El interior apestaba a humo. En el asiento trasero la maleta parecía estar rellena de sueños de juventud en vez de un millón de dólares en fajos de billetes.
En el asiento delantero Janeal dejo caer su sucia cara entre sus manos manchadas de hollín y lloró. Lloró por el asesinato de su padre, por su familia muerta, por el anillo perdido de su madre, que se había caído en medio del caos sin que se diera cuenta. Lloró por su mejor amiga, a la que no pudo salvar, por la preciosa belleza de pelo negro que tenía que haber vivido. Lloró por el novio a quien no hubiera podido llevar con ella aunque hubiera sobrevivido, aquel buen chico que nunca se rebajó frente a nadie que mantuviera negocios ilegales con un empresario criminal.
Salazar Sanso había sido justo con ella. Como si se tratara de un profeta, él había visto lo que ella realmente era y había puesto nombre a los deseos de su corazón antes de que ella misma hubiera podido identificarlos. Le odiaba por eso. También le amaba, por entenderla como nadie había podido hacerlo.
Janeal lloró por la niña que ya nunca más podría ser, y por la mujer despreciable en la que se había convertido.
***
Estaba empapada, arrastrándose a cuatro patas sobre el lodo, con la mitad del cuerpo dentro del agua que corría sobre sus canillas. El suelo embarrado le entumecía las palmas de las manos. Levantó una mano para examinar el extraño hecho de que no podía sentirla. Algo en su piel no andaba bien.

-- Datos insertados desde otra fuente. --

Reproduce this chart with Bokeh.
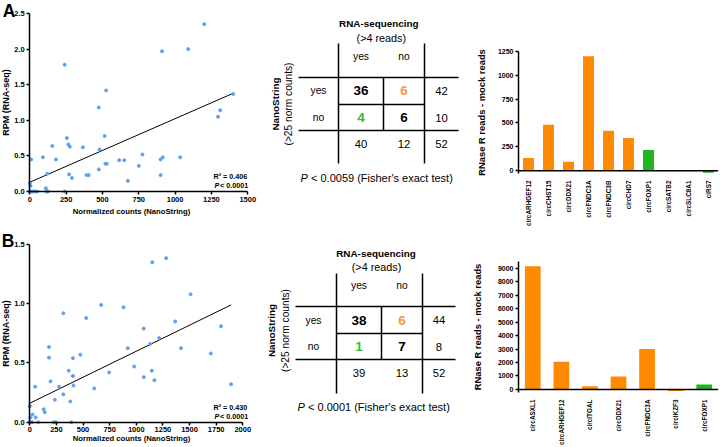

Tampoco sus ojos. No podía ver su mano. Parpadeó muchas veces y bizqueó, pero aún así no pudo enfocar nada. De hecho, en realidad no quería ver nada en ese momento. Quería dormir, se sentía ligera. Tan ligera que podía haber sido elevada por una brizna de aire y haber sido arrastrada allí sin haberse percatado, inconsciente. Pero la fuerza del agua y la sensación de los guijarros que se le clavaban en las rodillas la mantenían despierta.
Aparte de la impresión que sentía de aquellas texturas en el suelo, no podía sentir nada. ¿Por qué no podía ver? Alzó una mano y se metió el dedo en el ojo. Picó, pero no se le saltaron las lágrimas. Abrió bien los ojos para ver si aquello podía ayudar, y los párpados parecían alojados bajo las cejas. Se tocó la cara. Tenía las yemas de los dedos pegajosas.
Sus mejillas, su mandíbula estaba pegajosa. Y desigual. Irregular. No se parecían en nada a las suaves líneas de su piel que recordaba.
No sentía dolor y se preguntaba por qué pensaba que debía sentirlo.
Olió a madera quemada y algo más fuerte… humo de goma, o de productos químicos, o algo artificial. Y algo aún más fuerte, un hedor. No podía localizarlo, le parecía que no quería hacerlo.
Un sonido le llegó a los oídos. Un rugido muy leve, como de motores lejanos. Un crujido, como neumáticos rodando por un suelo sin pavimentar. Un grito. Muchas voces gritando. No podía entender las palabras, solamente el tono. Algo bullicioso. Las voces se convirtieron en sorpresa y después en pánico.
Su pánico se convirtió en el suyo, la sorprendió como un virus contagioso y notó que su cuerpo comenzaba a temblar. Giró la cabeza hacia el sonido, temerosa de lo que podría significar. La inclinación de su mandíbula hizo volcar el equilibrio de su oscuro mundo, y la náusea que le siguió la empujó hacia la oscuridad.